The current system does not "compel the district to consider facilities funding within the context of other educational costs and priorities," Brown said in his budget summary. It incentivizes schools to build new schools to accommodate modest and absorbable enrollment growth, he said.

GO bond debt funded outside of Proposition 98 cost the general fund approximately $2.4 billion in debt service annually, according to the budget document.

"It is not that the administration wants to shut down school construction," Palmer said. "It is just that passing another $11 billion or $12 billion bond is tough for the state to do in terms of its capacity."

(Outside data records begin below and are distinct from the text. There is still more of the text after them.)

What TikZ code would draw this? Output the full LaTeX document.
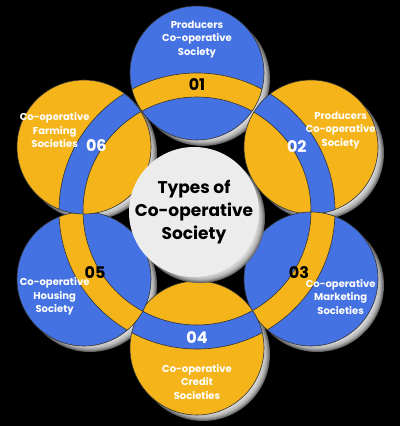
\documentclass[tikz,border=0pt]{standalone}
\usepackage{fontspec}
\setmainfont{Poppins}
\usetikzlibrary{calc}
\definecolor{coblue}{RGB}{68,114,226}
\definecolor{coyellow}{RGB}{244,180,26}
\definecolor{cogray}{RGB}{236,236,236}
\pgfdeclareradialshading{rim}{\pgfpointorigin}{color(0bp)=(white); color(20.5bp)=(white); color(23.5bp)=(gray!60); color(25bp)=(black!70); color(50bp)=(black!70)}
\def\R{67pt}
% disc with its own piece of the ring: centre, fill, band colour
\newcommand{\disc}[3]{%
  \fill[#2] (#1) circle[radius=\R];
  \begin{scope}
    \clip (#1) circle[radius=\R];
    \fill[#3, even odd rule] (C) circle[radius=138pt] (C) circle[radius=114pt];
    \draw[edge] (C) circle[radius=138pt] (C) circle[radius=114pt];
  \end{scope}
  \draw[edge] (#1) circle[radius=\R];}
\tikzset{
  edge/.style={draw=black!80, line width=0.6pt},
  circtext/.style={text=white, align=center, font=\fontsize{10}{13.5}\selectfont\bfseries},
  numtext/.style={font=\fontsize{16}{16}\selectfont\bfseries},
}

\begin{document}
\begin{tikzpicture}[x=1pt, y=1pt]
\fill[black] (0,0) rectangle (400,426);
\useasboundingbox (0,0) rectangle (400,426);
\coordinate (C) at (197,215);
\coordinate (M) at (194,214);
\coordinate (top) at (197,353);
\coordinate (ur) at (311,279);
\coordinate (lr) at (311,147);
\coordinate (bot) at (197,78);
\coordinate (ll) at (84,147);
\coordinate (ul) at (84,279);
% shadows
\foreach \p in {top,ur,lr,bot,ll,ul}
  \shade[shading=rim] ($(\p)+(6,-6)$) circle[radius=\R];
% discs
\disc{top}{coblue}{coyellow}
\disc{ur}{coyellow}{coblue}
\disc{lr}{coblue}{coyellow}
\disc{bot}{coyellow}{coblue}
\disc{ll}{coblue}{coyellow}
\disc{ul}{coyellow}{coblue}
% centre
\shade[shading=rim] ($(M)+(6,-6)$) circle[radius=65pt];
\fill[cogray] (M) circle[radius=65pt];
\node[align=center, font=\fontsize{17}{23}\selectfont\bfseries] (title) at (M) {Types of\\Co-operative\\Society};
% texts
\node[circtext] (t1) at ($(C)!1.245!(top)$) {Producers\\Co-operative\\Society};
\node[circtext] (t2) at ($(C)!1.26!(ur)$) {Producers\\Co-operative\\Society};
\node[circtext] (t3) at ($(C)!1.26!(lr)$) {Co-operative\\Marketing\\Societies};
\node[circtext] (t4) at ($(C)!1.245!(bot)$) {Co-operative\\Credit\\Societies};
\node[circtext] (t5) at ($(C)!1.26!(ll)$) {Co-operative\\Housing\\Society};
\node[circtext] (t6) at ($(C)!1.26!(ul)$) {Co-operative\\Farming\\Societies};
% numbers
\node[numtext] (n1) at ($(C)+(90:126)$) {01};
\node[numtext, text=white] (n2) at ($(C)+(33:119)$) {02};
\node[numtext] (n3) at ($(C)+(-31:119)$) {03};
\node[numtext, text=white] (n4) at ($(C)+(-90:127)$) {04};
\node[numtext] (n5) at ($(C)+(-149:119)$) {05};
\node[numtext, text=white] (n6) at ($(C)+(147:120)$) {06};
\end{tikzpicture}
\end{document}
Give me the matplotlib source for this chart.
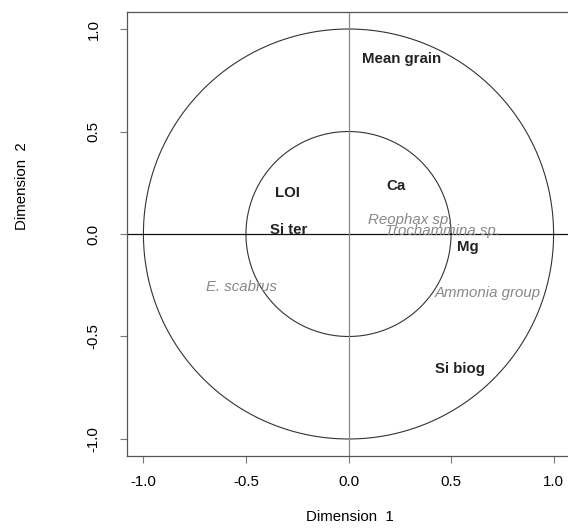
import numpy as np
import matplotlib.pyplot as plt

# variables (bold, black) and species (italic, gray) on the two dimensions
var_names = ["Mean grain", "Ca", "LOI", "Si ter", "Mg", "Si biog"]
var_x = [0.26, 0.23, -0.30, -0.29, 0.58, 0.545]
var_y = [0.855, 0.235, 0.20, 0.02, -0.065, -0.66]

sp_names = ["Reophax sp.", "Trochammina sp.", "Ammonia group", "E. scabrus"]
sp_x = [0.30, 0.46, 0.68, -0.52]
sp_y = [0.07, 0.015, -0.29, -0.26]

ticks = [-1.0, -0.5, 0.0, 0.5, 1.0]
radii = [1.0, 0.5]

plt.rcParams['font.family'] = ['Liberation Sans', 'DejaVu Sans']
fs = 10.8

fig = plt.figure(figsize=(5.68, 5.28), dpi=100)
ax = fig.add_axes([127 / 568, 72 / 528, 443 / 568, 444 / 528])

t = np.linspace(0, 2 * np.pi, 400)
for r in radii:
    ax.plot(r * np.cos(t), r * np.sin(t), color='#333333', lw=0.8)

ax.axhline(0, color='#111111', lw=0.9)
ax.axvline(0, color='#888888', lw=0.9)

for n, x, y in zip(var_names, var_x, var_y):
    ax.text(x, y, n, ha='center', va='center', fontsize=fs, fontweight='bold', color='#222222')
for n, x, y in zip(sp_names, sp_x, sp_y):
    ax.text(x, y, n, ha='center', va='center', fontsize=fs, style='italic', color='#888888')

ax.set_xlim(-1.08, 1.08)
ax.set_ylim(-1.083, 1.083)
ax.set_xticks(ticks)
ax.set_yticks(ticks)
ax.set_xticklabels([f"{v:.1f}" for v in ticks])
ax.set_yticklabels([f"{v:.1f}" for v in ticks], rotation=90, va='center')
ax.tick_params(length=5, width=0.8, color='#777777', labelsize=fs)
ax.tick_params(axis='x', pad=9)
ax.tick_params(axis='y', pad=14)
for s in ax.spines.values():
    s.set_color('#555555')
    s.set_linewidth(0.9)

fig.text(350 / 568, 11 / 528, "Dimension  1", ha='center', va='center', fontsize=fs)
fig.text(22 / 568, 1 - 186 / 528, "Dimension  2", ha='center', va='center', fontsize=fs, rotation=90)

plt.savefig("out.png", dpi=100)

With funding the state provides to schools for operating costs, the notion of continuing the existing bond program means the state is dealing with sustainability issues, Palmer said.

"It is a question of whether the state can continue to shoulder that kind of debt service load," Palmer said. "We want to examine local flexibility to issue debt."

A report on Brown's budget the nonpartisan state Legislative Analyst's Office released this week estimates that general fund tax revenues for fiscal 2014-15 will come in $1 billion to $2 billion higher than the healthy numbers already projected in the governor's budget.

"Additional revenues in 2014-15 will go largely or entirely to schools and community colleges and could result in a few billion dollars of higher ongoing state payments to schools," the LAO report states.

That's very good for the schools, which had so many budget cuts in the downturn, but it means the state doesn't necessarily build up reserves, said Jason Sisney, a chief deputy legislative analyst.

The LAO report lauded the governor's push to not increase spending for other programs despite robust revenues, because the budget remains vulnerable to downturns that may re-emerge with little warning, according to the report.

"This is one of those moments in time when California is taking in a ton of revenue," Sisney said. "It may continue for a couple of more years, but history tells us it will not continue forever."

While the economy and the stock market are growing, Sisney said it is a good idea to prepare for the next downturn.

Brown's budget proposal provides a framework for the big issues he wants to see on the legislative agenda this year.

This year, in addition to pushing for local financing of school construction, he wants to tackle state employee retiree healthcare costs and transportation funding.

The governor is seeking a plan to prefund retiree healthcare obligations, in an effort to get a handle on annual pay-as-you-go costs that have risen to $1.9 billion annually from $458 million in 2001.

His proposals would divide the cost of pre-funding retiree healthcare costs between the state, the employer and employees in similar fashion to what has occurred through retirement reform in 2012, and for the California State Teachers' Retirement System last year, Palmer said.

The budget released Jan. 9 included what California Department of Transportation Spokesman Gareth Lacy described as a call to action to figure out how to pay for $59 billion in transportation needs for the state's highways over the next 10 years.

Last year, Brown asked the state transportation agency to form a committee to look at ways to pay for the needed improvements. On Feb. 5, 2014, the initial recommendations came out. The work group of 50 transportation stakeholders wrote three white papers.

At the work group's next meeting on Jan. 28, they will be reviewing proposals to come up with recommendations that could end up in a trailer due Feb. 1 attached to the governor's budget document, Lacy said.

The group looked at such methods as adopting a user tax instead of increasing the gas tax and expanding highway tolling.